Diese Zahlenunterschiede führen zu den Problemen, die sich bei der wünschenswerten Anwerbung von Migranten für den Polizeidienst stellen. Mehr noch als beim deutschstämmigen Nachwuchs fehlen ihnen oft die notwendigen deutschen Sprachkenntnisse – in Wort und Schrift. Laut Studien kommen häufig weitere Schwierigkeiten in der eigenen Familie hinzu, die dem Berufswunsch des Sohnes oder der Tochter ablehnend gegenübersteht. Und als ob dies nicht reichte, sehen sich die angehenden Jungpolizisten nicht selten auch in ihrem Freundeskreis als „Verräter“ beschimpft.

Werden diese Probleme gemeistert, kommt mit dem erfolgreichen Ausbildungsende die nächste Hürde. Um in den aktiven Polizeidienst übernommen zu werden, müssen die Jugendlichen die deutsche Staatsbürgerschaft annehmen. Ein Schritt, der zumindest in der Vergangenheit für nicht wenige zu groß war.

Zumindest die sprachlichen „Mängel“ sollen mittlerweile nach Ansicht von Innensenator Körting künftig durch muttersprachliches Können ausgeglichen werden können. Schon aus Gründen der gesellschaftlichen Teilhabe wäre die Einstellung von Migranten in die Polizei zweifellos zu begrüßen. Ob die von Innensenator und Polizeiführung geplanten Einstellungserleichterungen allein aber ausreichen werden, den Eintritt in den Polizeidienst für sie attraktiver zu machen, muss als fraglich gelten.

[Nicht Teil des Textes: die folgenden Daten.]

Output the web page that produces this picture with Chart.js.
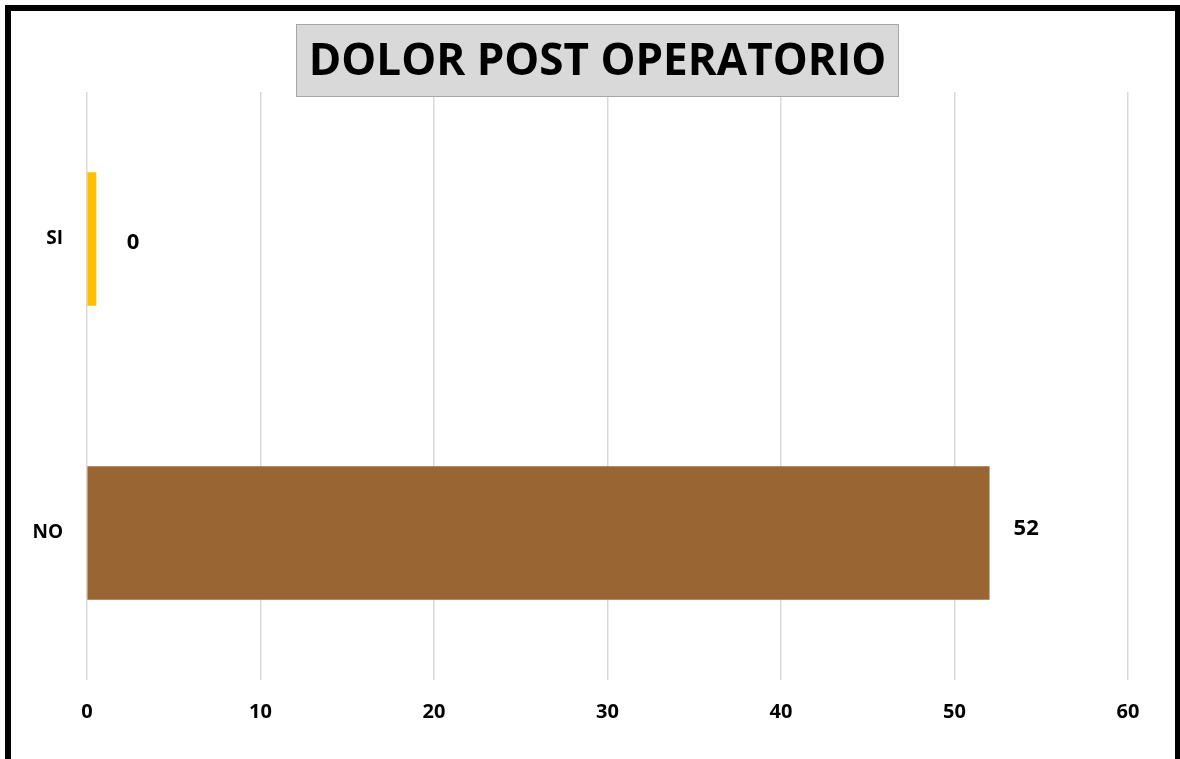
<!DOCTYPE html>
<html>
<head>
<meta charset="utf-8">
<script src="https://cdn.jsdelivr.net/npm/chart.js@4.4.1/dist/chart.umd.min.js"></script>
<style>
html,body{margin:0;padding:0;background:#fff;}
#wrap{position:relative;width:1180px;height:759px;}
</style>
</head>
<body>
<div id="wrap"><canvas id="c" width="1180" height="759"></canvas></div>
<script>
const titleText = "DOLOR POST OPERATORIO";
const categories = ["SI", "NO"];
const values = [0, 52];
const barColors = ["#FFC000", "#996633"];
const xTicks = [0, 10, 20, 30, 40, 50, 60];

const FONT = "'Open Sans', 'DejaVu Sans', sans-serif";

const decor = {
  id: 'decor',
  beforeDraw(chart) {
    const ctx = chart.ctx;
    ctx.save();
    ctx.fillStyle = '#fff';
    ctx.fillRect(0, 0, chart.width, chart.height);
    ctx.fillStyle = '#000';
    ctx.fillRect(5, 5, 6, chart.height);
    ctx.fillRect(5, 5, chart.width - 5, 6);
    ctx.fillRect(chart.width - 5, 5, 5, chart.height);
    ctx.restore();
  },
  afterDraw(chart) {
    const ctx = chart.ctx;
    ctx.save();
    const bx = 296, by = 24, bw = 603, bh = 73;
    ctx.fillStyle = '#D9D9D9';
    ctx.fillRect(bx, by, bw, bh);
    ctx.strokeStyle = '#A6A6A6';
    ctx.lineWidth = 1;
    ctx.strokeRect(bx + 0.5, by + 0.5, bw - 1, bh - 1);
    let size = 44;
    ctx.font = `bold ${size}px ${FONT}`;
    const w = ctx.measureText(titleText).width;
    size = Math.min(44, size * 582 / w);
    ctx.font = `bold ${size}px ${FONT}`;
    ctx.fillStyle = '#000';
    ctx.textAlign = 'center';
    ctx.textBaseline = 'middle';
    ctx.fillText(titleText, bx + bw / 2, by + bh / 2 + 2);
    const meta = chart.getDatasetMeta(0);
    ctx.font = `bold 22px ${FONT}`;
    ctx.textAlign = 'center';
    meta.data.forEach((el, i) => {
      ctx.fillText(String(values[i]), el.x + 37, el.y + (i === 0 ? 4 : -4));
    });
    ctx.restore();
  }
};

new Chart(document.getElementById('c'), {
  type: 'bar',
  data: {
    labels: categories,
    datasets: [{
      data: values,
      backgroundColor: barColors,
      borderWidth: 0,
      barThickness: 133,
      minBarLength: 9
    }]
  },
  options: {
    indexAxis: 'y',
    responsive: false,
    animation: false,
    events: [],
    layout: { padding: { left: 0, top: 92, right: 52, bottom: 0 } },
    plugins: { legend: { display: false }, tooltip: { enabled: false }, title: { display: false } },
    scales: {
      x: {
        min: 0, max: 60,
        afterBuildTicks(scale) { scale.ticks = xTicks.map(v => ({ value: v })); },
        afterFit(scale) { scale.height = 79; },
        grid: { color: '#D9D9D9', lineWidth: 1.5, drawTicks: false },
        border: { display: false },
        ticks: { color: '#000', padding: 20, font: { family: FONT, weight: 'bold', size: 20 } }
      },
      y: {
        afterFit(scale) { scale.width = 87; },
        grid: { display: false, drawTicks: false },
        border: { display: false },
        ticks: { color: '#000', padding: 24, font: { family: FONT, weight: 'bold', size: 19 } }
      }
    }
  },
  plugins: [decor]
});
</script>
</body>
</html>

Rund 200 der insgesamt etwa 16.000 Berliner Polizisten, so schätzt die Innenverwaltung stammen derzeit aus Migrantenfamilien. Nach siebzehn Jahren ist das nicht gerade viel. Zumindest in einem Falle aber ist der berufliche Werdegang einer Polizistin bekannt. Als erste türkischstämmige Beamtin erhielt Tülin U. im Oktober 1984 vom damaligen Polizeipräsidenten Klaus Hübner ihre Ernennungsurkunde zur Kriminalkommissarin. Sie arbeitet noch heute im Landeskriminalamt.